After a long trip out in the earnings wilderness — and an increasing conviction from market watchers that Gap Inc. might simply be the latest mall brand caught in the retail whirlpool — things are beginning to turn around.
With, of course, a few qualifications.
During its earnings report last Thursday (March 1), Gap Inc. reported 5 percent same-store sales growth — the majority of which was driven by Old Navy, which logged 9 percent comparable sales growth. Banana Republic, by comparison, was up 1 percent year over year, while growth at its namesake Gap brand remained flat.
Athleta, Gap’s athleisure brand, logged sales that CEO Arthur Peck called “extraordinary” but didn’t break down those earnings separately. Gap Inc. also reported $71 million in a goodwill impairment charge related to Intermix, a multi-brand specialty retailer of luxury and contemporary women’s apparel and accessories it bought for $130 million in 2012 — which means Gap officially confirms Intermix is worth less than what it paid for it.
Gap didn’t have much to say about Intermix, but it want to talk about its Q4 earnings performance.
“Nearly all categories comped positively this last year, and, importantly, both stores and online saw strong top-line and bottom-line growth. We also accelerated Old Navy store openings, as we had indicated in our strategy presentation back in September, with … over 30 new stores in 2017,” CEO Arthur Peck noted at the outset of his comments to investors.
Peck said Old Navy remains at the center of its expansion plans for 2018, with plans to double store openings in 2018. Athleta, with its “mid-teens” growth, hopes to expand into a “girls business.”
Gap and Banana Republic, on the other hand, will likely continue to see contractions, with the exception of their associated outlet lines.
Beyond store openings and closures, Gap Inc. is building out its digital capacity, with an eye toward supporting (and enhancing) its stores.
The Digital Pillar
Gap reported big digital growth in Q4 — with a 30 percent uptick.
“We set a goal publicly for this business [digitally] to reach $3 billion in 2017, and I’m pleased to report that we exceeded that goal by over $100 million,” Peck said.
The CEO credited that success to technical improvements — like investing in better site speed, particularly on mobile, where page load times have been sped up to three seconds.
How big a difference can three seconds make?
“[We] estimate this has delivered approximately $300 million [in] sales growth,” he told investors — noting this is only the beginning.

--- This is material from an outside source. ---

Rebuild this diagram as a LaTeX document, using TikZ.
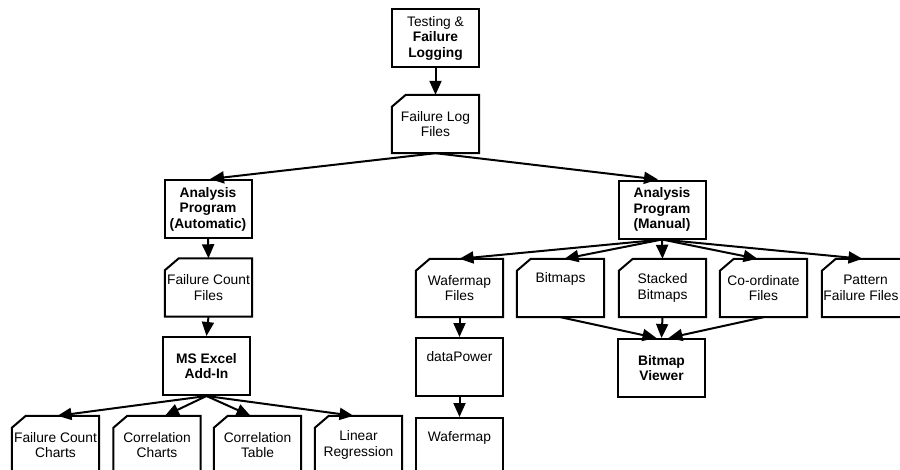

“We have a history of being a digital innovator, and we will continue to invest in this area given the outsized returns. This year, we delivered capabilities that continue to more effectively monetize visits … such … as: first of all, driving traffic; secondly, [improving] conversion across a number of different facets of technical capabilities that we have; and the third is [encouraging] bigger baskets … This is part of creating a unique and differentiated customer experience to grow our loyal customer base and encourage cross-channel and cross-brand shopping.”
Gap Inc.’s digital channels are expanding and gaining momentum, Peck noted, but “stores matter” insofar as they represent some 80 percent of the brand’s sales.
“Stores matter” with some caveats, of course: They have to be the right stores, which, at this phase of the Gap’s evolution, means Athleta and Old Navy, while Gap and Banana Republic will continue to diminish in scope. Gap Inc. announced 200 stores closures as 2017 was winding down, and that plan remains unchanged.
Going forward, Peck told investors, a meaningful portion of the brand’s investment will focus on customer service and digital innovations, because that is where the opportunity for building out the brand lies.
“Customers who shop across channels in a single brand are worth eight times more than the customer who only visits us in a brand, and that multiplies to 10 times more when they shop across channels and multiple brands. We are very focused on migrating our customers from single brand connections to multi-brand, multi-channel connections. These intentional investments are already delivering a great return,” Peck explained.
Pursing that strategy, the CEO noted, will take aggression and discipline, as the company is increasingly clearing the “low-hanging fruit” and moving up the food chain to the changes that require a “more fundamental reengineering of our work.”
What will that look like?
So far, it seems Gap Inc. will be focusing on developing its fast fashion and athleisure lines, improving its digital platforms and driving customer loyalty online and offline.